Hungary is the first European country to sign a Belt and Road cooperation document with China. China is Hungary's largest trading partner outside Europe, and Hungary is one of China's most important trading partners in Central and Eastern Europe. In 2024, about 31 percent of Chinese investments in Europe flowed to Hungary.

Over the years, Hungary's policy of "opening to the East" has been in synergy with the BRI, as China stays committed to promoting high-standard opening-up and pursues steady and sustained growth of China-Europe relations.

Expanding opening-up is highlighted in the Communique of the Fourth Plenary Session of the 20th Central Committee of the Communist Party of China held in late October, a meeting that charts the course for China's economic and social development over the next five years. "We should promote high-standard opening-up and create new horizons for mutually beneficial cooperation," said the Communique.

A bridging role
As an EU member, Hungary is in a strong position to become a hub between China and Europe and serve as a bridge between Asia and Europe, said Kitta Gergely, director for Institutes at the Mathias Corvinus Collegium Foundation and a member of the Hungarian delegation visiting Chongqing. 

"It's inevitable that goods and services will come to the EU in the future from China on maritime routes and rail tracks as well. We can help China interstate into the European market. I would like to persuade all the Chinese companies to come to Hungary and do businesses, because we are waiting for them with relatively reasonable and favorable cost environment, excellent infrastructure, a high skilled workforce, not mentioning the excellent geographical position of Hungary," Kitta told the Global Times. 

Hungarian Minister of Foreign Affairs and Trade Péter Szijjártó said earlier this year that 54 modern large-scale Chinese investments have been created in the last 10 years.
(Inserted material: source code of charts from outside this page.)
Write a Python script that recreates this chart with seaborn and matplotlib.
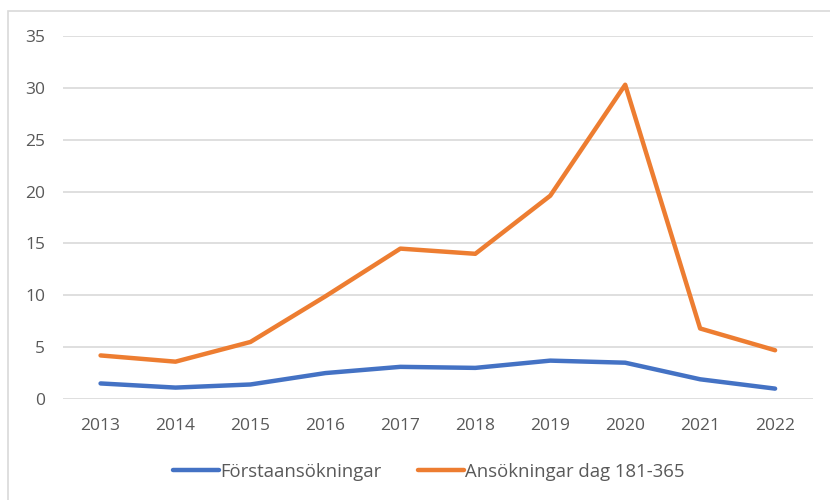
import pandas as pd
import seaborn as sns
import matplotlib.pyplot as plt
from matplotlib.patches import Rectangle

years = ['2013', '2014', '2015', '2016', '2017', '2018', '2019', '2020', '2021', '2022']
forsta = [1.5, 1.1, 1.4, 2.5, 3.1, 3.0, 3.7, 3.5, 1.9, 1.0]
dag181 = [4.2, 3.6, 5.5, 9.9, 14.5, 14.0, 19.6, 30.3, 6.8, 4.7]
series_names = ['Förstaansökningar', 'Ansökningar dag 181-365']
colors = ['#4472C4', '#ED7D31']

df = pd.DataFrame({
    'year': years * 2,
    'value': forsta + dag181,
    'serie': [series_names[0]] * len(years) + [series_names[1]] * len(years),
})

sns.set_style('white')
plt.rcParams['font.family'] = ['Open Sans', 'DejaVu Sans']

fig = plt.figure(figsize=(8.3, 5), dpi=100)
ax = fig.add_axes([0.076, 0.202, 0.903, 0.726])

# ram runt diagrammet (som i Excel)
fig.patches.append(Rectangle((0.0096, -0.05), 1.1, 1.028, transform=fig.transFigure,
                             fill=False, edgecolor='#D9D9D9', linewidth=1.2))

sns.lineplot(data=df, x='year', y='value', hue='serie', palette=colors,
             linewidth=3.2, sort=False, ax=ax)

ax.set_ylim(0, 35)
ax.set_xlim(-0.5, len(years) - 0.5)
ax.set_yticks(range(0, 36, 5))
ax.yaxis.grid(True, color='#D9D9D9', linewidth=1.2)
ax.set_axisbelow(True)
for s in ax.spines.values():
    s.set_visible(False)
ax.set_xlabel('')
ax.set_ylabel('')
ax.tick_params(axis='both', length=0, labelsize=12.5, colors='#595959')
ax.tick_params(axis='x', pad=14)
ax.tick_params(axis='y', pad=13)

ax.legend(loc='center', bbox_to_anchor=(0.488, -0.20), ncol=2, frameon=False,
          fontsize=13.3, handlelength=2.5, handletextpad=0.05, columnspacing=2.0,
          labelcolor='#595959')

plt.savefig('out.png', dpi=100)
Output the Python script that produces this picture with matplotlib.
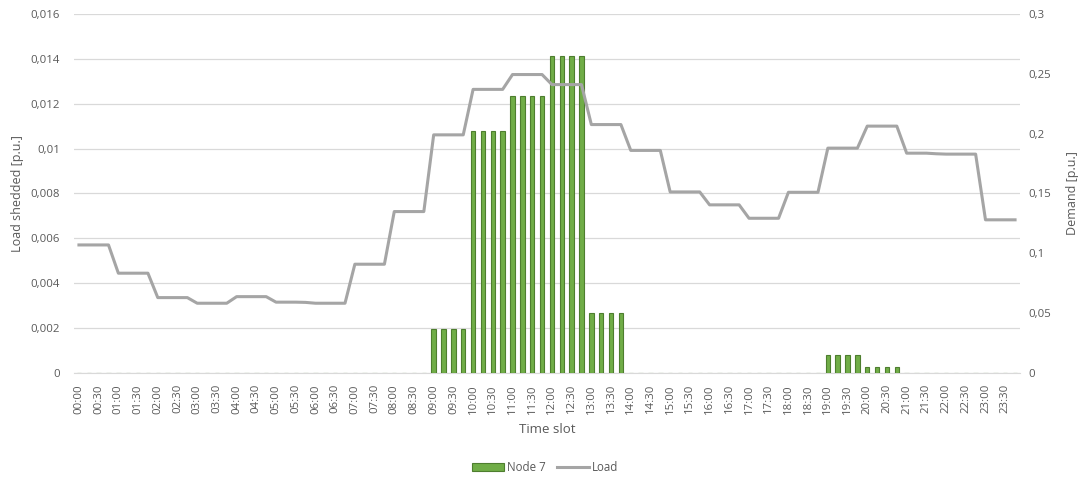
import numpy as np
import matplotlib
matplotlib.use("Agg")
import matplotlib.pyplot as plt
from matplotlib.ticker import FuncFormatter

plt.rcParams['font.family'] = ['Open Sans', 'DejaVu Sans']

# 15-minute time slots over one day
slots = ["%02d:%02d" % (h, m) for h in range(24) for m in (0, 15, 30, 45)]

# load shedded at node 7 [p.u.]
node7 = [0.0] * 36 \
    + [0.00196] * 4 \
    + [0.0108] * 4 \
    + [0.01234] * 4 \
    + [0.01412] * 4 \
    + [0.00269] * 4 \
    + [0.0] * 20 \
    + [0.0008] * 4 \
    + [0.00025] * 4 \
    + [0.0] * 12

# demand [p.u.], hourly levels
load = [0.107, 0.107, 0.107, 0.107,
        0.0834, 0.0834, 0.0834, 0.0834,
        0.063, 0.063, 0.063, 0.063,
        0.0583, 0.0583, 0.0583, 0.0583,
        0.0638, 0.0638, 0.0638, 0.0638,
        0.0592, 0.0592, 0.0592, 0.059,
        0.0583, 0.0583, 0.0583, 0.0583,
        0.0909, 0.0909, 0.0909, 0.0909,
        0.1349, 0.1349, 0.1349, 0.1349,
        0.199, 0.199, 0.199, 0.199,
        0.237, 0.237, 0.237, 0.237,
        0.2494, 0.2494, 0.2494, 0.2494,
        0.241, 0.241, 0.241, 0.241,
        0.2076, 0.2076, 0.2076, 0.2076,
        0.186, 0.186, 0.186, 0.186,
        0.1513, 0.1513, 0.1513, 0.1513,
        0.1405, 0.1405, 0.1405, 0.1405,
        0.1293, 0.1293, 0.1293, 0.1293,
        0.151, 0.151, 0.151, 0.151,
        0.1879, 0.1879, 0.1879, 0.1879,
        0.2063, 0.2063, 0.2063, 0.2063,
        0.1837, 0.1837, 0.1837, 0.1832,
        0.1829, 0.1829, 0.1829, 0.1829,
        0.128, 0.128, 0.128, 0.128]

x = np.arange(len(slots))
txt = '#595959'
grid = '#D9D9D9'

fig = plt.figure(figsize=(10.79, 4.79), dpi=100)
ax = fig.add_axes([0.0686, 0.2213, 0.8767, 0.7495])
ax2 = ax.twinx()

bars = ax.bar(x, node7, width=0.45, color='#70AD47', edgecolor='#4E7E2F',
              linewidth=0.8, label='Node 7', zorder=3)
line, = ax2.plot(x, load, color='#A5A5A5', linewidth=2.2, label='Load', zorder=4)

ax.set_xlim(-0.5, len(slots) - 0.5)
ax.set_ylim(0, 0.016)
ax2.set_ylim(0, 0.3)
ax.set_yticks(np.arange(0, 0.0161, 0.002))
ax2.set_yticks(np.arange(0, 0.301, 0.05))

comma = FuncFormatter(lambda v, p: ('%.3f' % v).rstrip('0').rstrip('.').replace('.', ',') if v != 0 else '0')
comma2 = FuncFormatter(lambda v, p: ('%.2f' % v).rstrip('0').rstrip('.').replace('.', ',') if v != 0 else '0')
ax.yaxis.set_major_formatter(comma)
ax2.yaxis.set_major_formatter(comma2)

ax.set_xticks(x[::2])
ax.set_xticklabels(slots[::2], rotation=90, fontsize=8.2, color=txt)
ax.tick_params(axis='x', length=0, pad=8)
ax.tick_params(axis='y', length=0, labelsize=8.2, labelcolor=txt, pad=10)
ax2.tick_params(axis='y', length=0, labelsize=8.2, labelcolor=txt, pad=6)

ax.grid(axis='y', color=grid, linewidth=0.9, zorder=0)
ax.set_axisbelow(True)
for a in (ax, ax2):
    for s in a.spines.values():
        s.set_visible(False)
ax.spines['bottom'].set_visible(True)
ax.spines['bottom'].set_color(grid)

ax.set_xlabel('Time slot', fontsize=9.5, color=txt, labelpad=7)
ax.set_ylabel('Load shedded [p.u.]', fontsize=9, color=txt, labelpad=5)
ax2.set_ylabel('Demand [p.u.]', fontsize=9, color=txt, labelpad=11)

fig.legend([bars, line], ['Node 7', 'Load'], loc='center', bbox_to_anchor=(0.505, 0.023),
           ncol=2, frameon=False, fontsize=8.3, labelcolor=txt, handlelength=2.8,
           handleheight=0.7, columnspacing=1.0, handletextpad=0.2)

fig.savefig('out.png', dpi=100)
Among them, Chinese electric car giant BYD's first European factory will start production in Szeged in southern Hungary early next year, and CATL, which is building one of Europe's largest electric battery plants in Debrecen in eastern Hungary, will start production this year.

"Automobile industry mobilization, and everything which is in connection with it, such as the battery industry, is a natural territory of cooperation because China is the leader of the manufacturing development," said Artner Annamária, a political economist and senior research fellow at the Institute of World Economics, Eötvös Loránd University and a professor at the Milton Friedman University during her tour of the Chongqing International Logistics Hub Park.